11 January 2019
I am so mad right now. Even after sleeping on it I am so mad I could chew nails. I received information last night at 9:00. It was sent at 4:30. At times I am busy and cannot check texts or email. The message really makes things difficult for me. If I was a normal walking person I would not care. Because of my wheelchair I am in an extremely difficult situation and it might be all weekend.
Grrrrrr
I was so tired yesterday I actually took a nap. It was really hard to move afterwards. The alarm on my tablet was going off I was out.
12 January 2019
Well I was very upset yesterday morning. But now I have new flooring in my bedroom. It was funny because my daughter found a small,leftover piece of what was installed. She was acting mad, I couldn’t tell if she was really mad or just joking, but she said she wanted real wood. Someday. The floor got installed, my furniture got moved back. Life is good.
I am glad of so much.
So, I was watching a documentary about male circumcision. It was almost to funny not to laugh at times. But by the end of the documentary at seemed like it was trying to say, circumcise bad. Both sides of the argument were presented. They talked about everything. Very wide range of related topics. Over all I would say, let men wait until they are 18 then they can decide for themselves. But it was mostly funny I would say. If you want to watch it, it’s on Netflix.

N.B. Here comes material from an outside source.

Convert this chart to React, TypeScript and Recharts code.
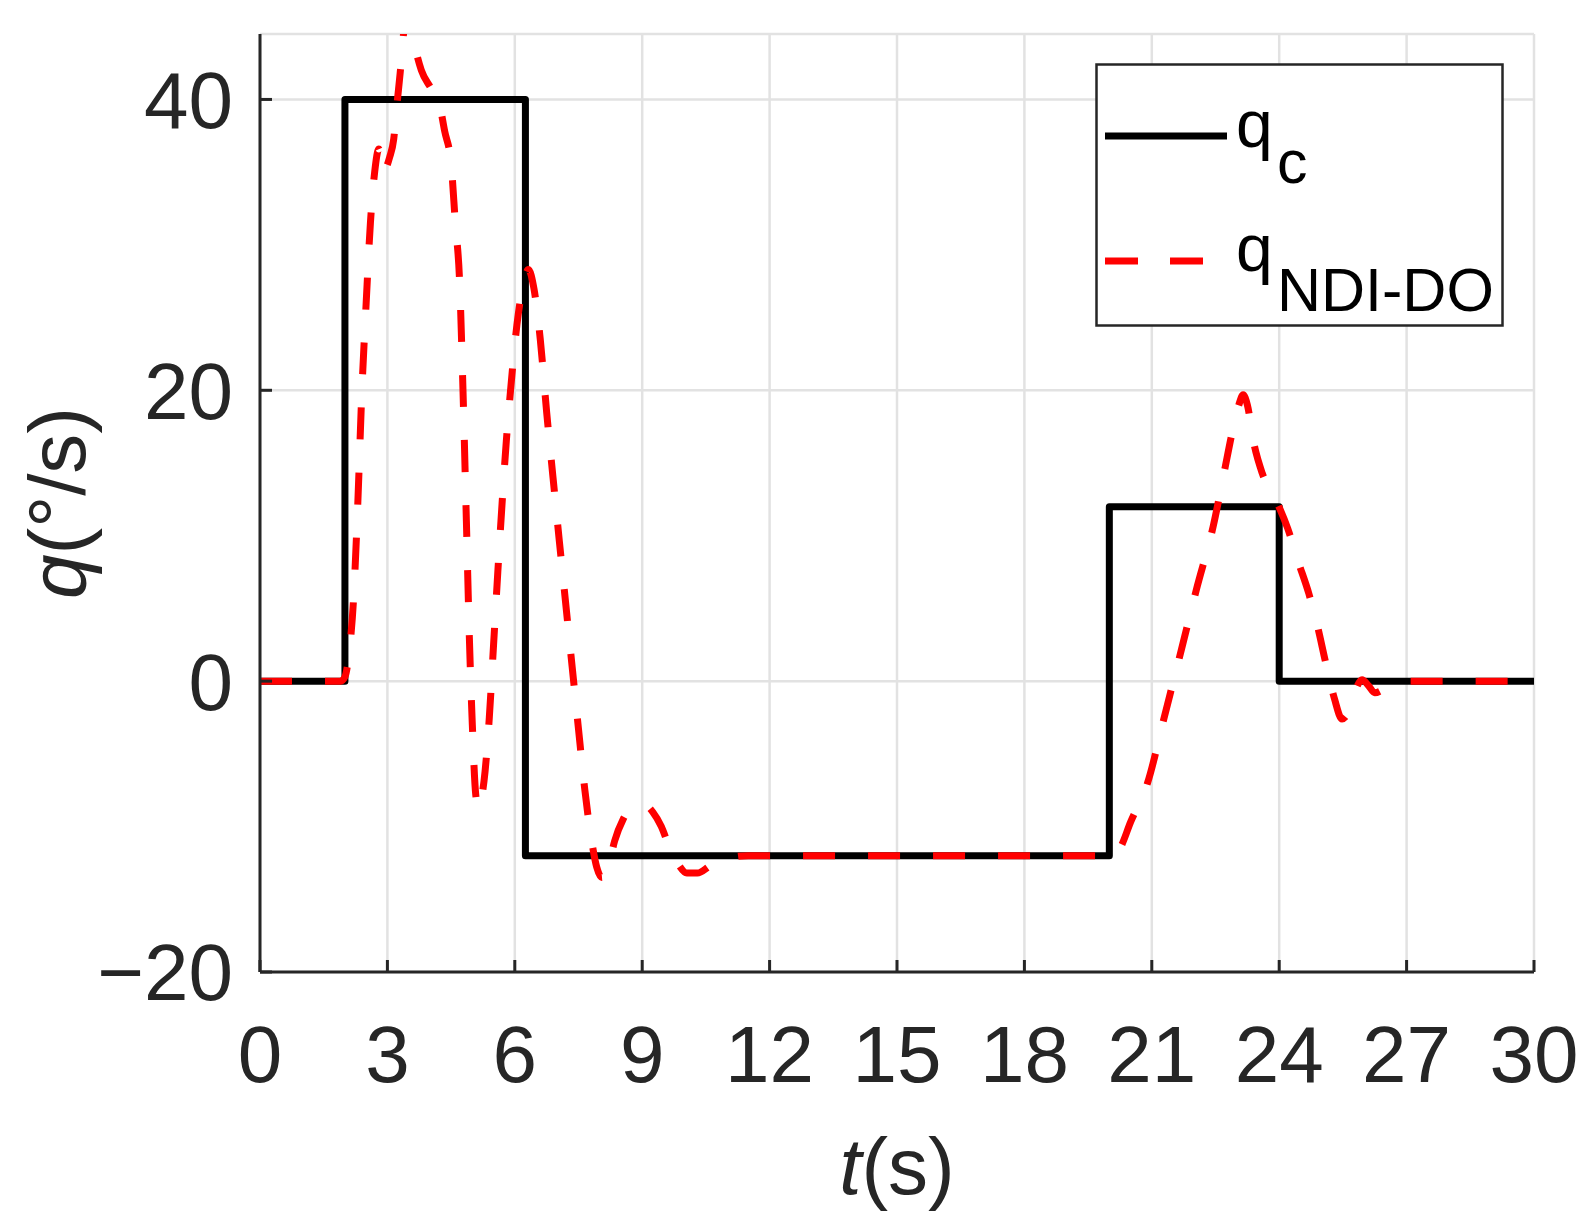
import React from 'react';
import { LineChart, Line, XAxis, YAxis, CartesianGrid, Legend, Label } from 'recharts';

const FONT = '"Liberation Sans", Arial, Helvetica, sans-serif';
const AXIS_COLOR = '#262626';

// Commanded pitch rate q_c (step profile)
const TIME_CMD = [0, 2, 2, 6.25, 6.25, 20, 20, 24, 24, 30];
const Q_CMD = [0, 0, 40, 40, -12, -12, 12, 12, 0, 0];

// NDI-DO response
const TIME_NDI = [
  0, 1.5, 1.9, 2.0, 2.1, 2.2, 2.3, 2.4, 2.5, 2.6, 2.7, 2.8, 2.86, 2.95, 3.05, 3.15, 3.22, 3.3, 3.4, 3.48,
  3.56, 3.66, 3.8, 4.0, 4.2, 4.35, 4.5, 4.6, 4.7, 4.78, 4.86, 4.93, 5.0, 5.08, 5.15, 5.22, 5.3, 5.4, 5.5,
  5.6, 5.7, 5.8, 5.9, 6.05, 6.2, 6.32, 6.45, 6.6, 6.75, 6.9, 7.05, 7.2, 7.35, 7.5, 7.65, 7.8, 7.93, 8.05,
  8.2, 8.35, 8.55, 8.8, 9.05, 9.25, 9.45, 9.65, 9.85, 10.05, 10.3, 10.6, 11.0, 11.5, 12, 20, 20.1, 20.25,
  20.5, 20.9, 21.3, 21.7, 22.05, 22.45, 22.7, 22.9, 23.05, 23.15, 23.25, 23.4, 23.6, 23.9, 24.2, 24.45,
  24.7, 24.9, 25.1, 25.3, 25.48, 25.65, 25.8, 25.95, 26.1, 26.25, 26.5, 27, 30,
];
const Q_NDI = [
  0, 0, 0, 0.3, 2, 5.5, 12, 20, 26, 31.5, 35, 36.6, 35, 35.2, 36, 37.3, 39.5, 41.8, 45, 45.8,
  45, 43.5, 42, 40.9, 40, 37.8, 35.6, 31.5, 27.5, 20, 11, 3, -3, -7.8, -8.8, -8, -6.2, -2.5, 2.5,
  7.5, 12.2, 16.5, 20, 24.5, 27.3, 28.3, 27, 23.5, 18.5, 14, 9.6, 5.3, 1, -3.3, -7.5, -10.8, -12.8, -13.5,
  -12.8, -11, -9.5, -8.6, -8.5, -9, -10, -11.5, -12.6, -13.2, -13.2, -12.7, -12.2, -12, -12, -12, -12, -11.5,
  -9.7, -7, -2.4, 2.2, 6.3, 10.7, 14.3, 17.2, 19, 19.7, 19, 16.4, 14.3, 12.6, 10.5, 8.2,
  6, 3.8, 1.2, -1.2, -2.6, -2, -0.6, 0.1, -0.3, -0.8, -0.5, 0, 0,
];

const X_TICKS = [0, 3, 6, 9, 12, 15, 18, 21, 24, 27, 30];
const Y_TICKS = [-20, 0, 20, 40];
const X_DOMAIN: [number, number] = [0, 30];
const Y_DOMAIN: [number, number] = [-20, 44.5];

const cmdData = TIME_CMD.map((t, i) => ({ t, q: Q_CMD[i] }));
const ndiData = TIME_NDI.map((t, i) => ({ t, q: Q_NDI[i] }));

const fmtY = (v: number) => (v < 0 ? '\u2212' + Math.abs(v) : String(v));

const tickStyle = { fill: AXIS_COLOR, fontSize: 80, fontFamily: FONT };
const lineStyle = { stroke: AXIS_COLOR, strokeWidth: 3 };

const XLabel = (props: any) => {
  const vb = props.viewBox || {};
  const cx = vb.x + vb.width / 2;
  const y = vb.y + 222;
  return (
    <text x={cx} y={y} textAnchor="middle" fontSize={80} fontFamily={FONT} fill={AXIS_COLOR}>
      <tspan fontStyle="italic">t</tspan>
      <tspan>(s)</tspan>
    </text>
  );
};

const YLabel = (props: any) => {
  const vb = props.viewBox || {};
  const x = vb.x + 25;
  const y = vb.y + vb.height / 2;
  return (
    <text
      x={x}
      y={y}
      transform={`rotate(-90, ${x}, ${y})`}
      textAnchor="middle"
      fontSize={80}
      fontFamily={FONT}
      fill={AXIS_COLOR}
    >
      <tspan fontStyle="italic">q</tspan>
      <tspan>(°/s)</tspan>
    </text>
  );
};

const LegendBox = () => (
  <svg width={409} height={264} style={{ display: 'block' }}>
    <rect x={1.5} y={1.5} width={406} height={261} fill="#ffffff" stroke={AXIS_COLOR} strokeWidth={2.5} />
    <line x1={10} x2={132} y1={73} y2={73} stroke="#000000" strokeWidth={7} />
    <text x={141} y={84} fontSize={66} fontFamily={FONT} fill="#000000">q</text>
    <text x={182} y={120} fontSize={61} fontFamily={FONT} fill="#000000">c</text>
    <line x1={10} x2={132} y1={198} y2={198} stroke="#ff0000" strokeWidth={7} strokeDasharray="33 32" />
    <text x={141} y={208} fontSize={66} fontFamily={FONT} fill="#000000">q</text>
    <text x={182} y={248} fontSize={61} fontFamily={FONT} fill="#000000">NDI-DO</text>
  </svg>
);

export default function App() {
  return (
    <div style={{ width: 1574, height: 1212, background: '#ffffff' }}>
      <LineChart width={1574} height={1212} margin={{ top: 26, right: 48, bottom: 88, left: 52 }}>
        <CartesianGrid stroke="#e2e2e2" strokeWidth={2.5} />
        <XAxis
          dataKey="t"
          type="number"
          domain={X_DOMAIN}
          ticks={X_TICKS}
          allowDataOverflow
          height={160}
          tickSize={-12}
          tickMargin={65}
          tick={tickStyle}
          tickLine={lineStyle}
          axisLine={lineStyle}
        >
          <Label content={XLabel} />
        </XAxis>
        <XAxis
          xAxisId="top"
          orientation="top"
          type="number"
          domain={X_DOMAIN}
          ticks={X_TICKS}
          allowDataOverflow
          height={0}
          tickSize={-12}
          tick={false}
          tickLine={lineStyle}
          axisLine={lineStyle}
        />
        <YAxis
          type="number"
          domain={Y_DOMAIN}
          ticks={Y_TICKS}
          allowDataOverflow
          width={200}
          tickSize={-12}
          tickMargin={39}
          tick={tickStyle}
          tickFormatter={fmtY}
          tickLine={lineStyle}
          axisLine={lineStyle}
        >
          <Label content={YLabel} />
        </YAxis>
        <YAxis
          yAxisId="right"
          orientation="right"
          type="number"
          domain={Y_DOMAIN}
          ticks={Y_TICKS}
          allowDataOverflow
          width={0}
          tickSize={-12}
          tick={false}
          tickLine={lineStyle}
          axisLine={lineStyle}
        />
        <Line
          data={cmdData}
          dataKey="q"
          name="q_c"
          type="linear"
          stroke="#000000"
          strokeWidth={7}
          strokeLinejoin="round"
          dot={false}
          activeDot={false}
          isAnimationActive={false}
        />
        <Line
          data={ndiData}
          dataKey="q"
          name="q_NDI-DO"
          type="monotone"
          stroke="#ff0000"
          strokeWidth={7}
          strokeDasharray="32 33"
          dot={false}
          activeDot={false}
          isAnimationActive={false}
        />
        <Legend
          layout="vertical"
          align="center"
          verticalAlign="middle"
          content={LegendBox}
          wrapperStyle={{ left: 1087, top: 55, width: 409, height: 264 }}
        />
      </LineChart>
    </div>
  );
}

I have so many topics racing through my head all the time. Trying to make some sort of order seems to be impossible.
13 January 2019
I was watching a Jordan Peterson interview. I found it very interesting how the interviewer always came back to the idea of “success equals pay/money”.
He was always saying that money is a factor. But not the only thing or only factor.
Listening for a minute, he seems to be saying that we each need to define what it is to be successful. Success will vary from person to person and from one stage of life to another.
How we define success when we are younger my vary greatly from how we define it when we are older.
I find it odd how most people equate money and power over other people with success. Money is nice. Power over people can be helpful at times. Success is a totally different thing. It may involve money at times. It may involve power over other people at times. One of my definitions of success is flossing my teeth everyday. I can do it. If I get to tired I don’t want to. So how have I been doing.
Running type exercise. *Legs exercise. *
I’ve not been running. I have felt so crumby that it is hard to want to do anything.
Write every morning.
I’m getting a lot better at this.
Floss teeth
I have been lazy. I need to get myself doing better.
Volunteer
I have been doing what I can. I need to do better and look around and reevaluate what I can do.
Budget
I’ve been working on this everyday.
No robbing/borrowing from savings
So far so good
No Facebook until after budgeting is done *daily*
Good I don’t seem to be on Facebook nearly as much either.
Spend time in nature
It’s been raining a lot lately so I’ve been inside a lot. But I go and sit outside.